The parameters of reaction conditions, such as catalyst dosage, H2O2 concentration, reaction time, and temperature on the degradation efficiency were systemically studied. The results are shown in Fig. 3. As shown in Fig. 3a, the degradation rate (DR) increased from 20.4% to 38.5% when 2.0 mg solid acid was added in 2 h, and the DR increased gradually up to 73.7% as the amount of catalyst was increased to 10.0 mg. More PBP were degraded as the H2O2 concentration increased (Fig. 3b), and over 90% PBP was degraded when 0.32 mol/L H2O2 was used. The remaining amount of PBP was decreased as the reaction time increased.
As shown in Fig. 3c, the degradation rate was about 57.8% in 0.5 h, and 94.3% in 2 h. When the temperature elevated, the degradation rate increased greatly (Fig. 3d). About 85.7% of PBP was degraded in 2 h at 60 °C, while less than 5% was degraded at 20C in 2 h.

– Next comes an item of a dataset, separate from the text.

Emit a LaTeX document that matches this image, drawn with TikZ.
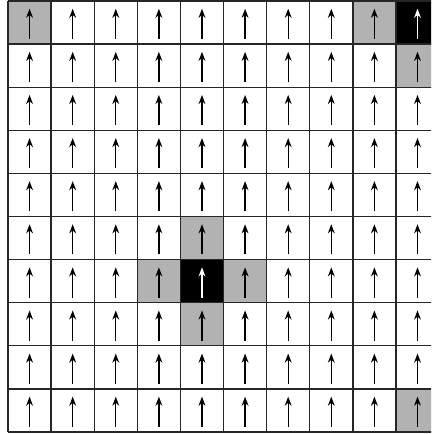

Fig. 3. The degradation rate of PBP under different operation conditions, (a) with different dosage of catalyst; (b) with different initial concentration of H2O2; (c) as the reaction time under the initial H2O2 concentration of 0.80 mol/L;(d) at different temperature. The other operation conditions were the same as follows if not mentioned: the solid acid was SO42-/Fe2O3-ZrO2, the initial concentration of H2O2 was 0.80 mol/L, catalyst dosage was 10.0 mg, the temperature was 60 °C, and the duration was 2 h.
The above phenomena indicate that the DR of PBP strongly depends on the amount of hydroxyl radicals (·OH) that are produced through catalyzed decomposition of H2O2. The decomposition of H2O2 follows the first-order kinetic reaction with reaction rate constants of 0.0121 min-1 at 20 °C, 0.0396 min-1 at 40 °C, and 0.0965 min-1 at 60 °C, respectively (Lei et al. 2017). The amount of ·OH increased when the initial concentration of H2O2, the dosage of catalyst, and the reaction temperature were increased.
The degradation of another lignin model compound, GGE, in this reaction system was also performed. GGE has a β-O-4 bond, while PBP possesses an α-O-4 bond. As shown in Fig. 4d, 97.3% of GGE was degraded in presence of 0.80 mol/L H2O2 and 10.0 mg SO42-/Fe2O3-ZrO2, after reacting at 60 °C for 2 h.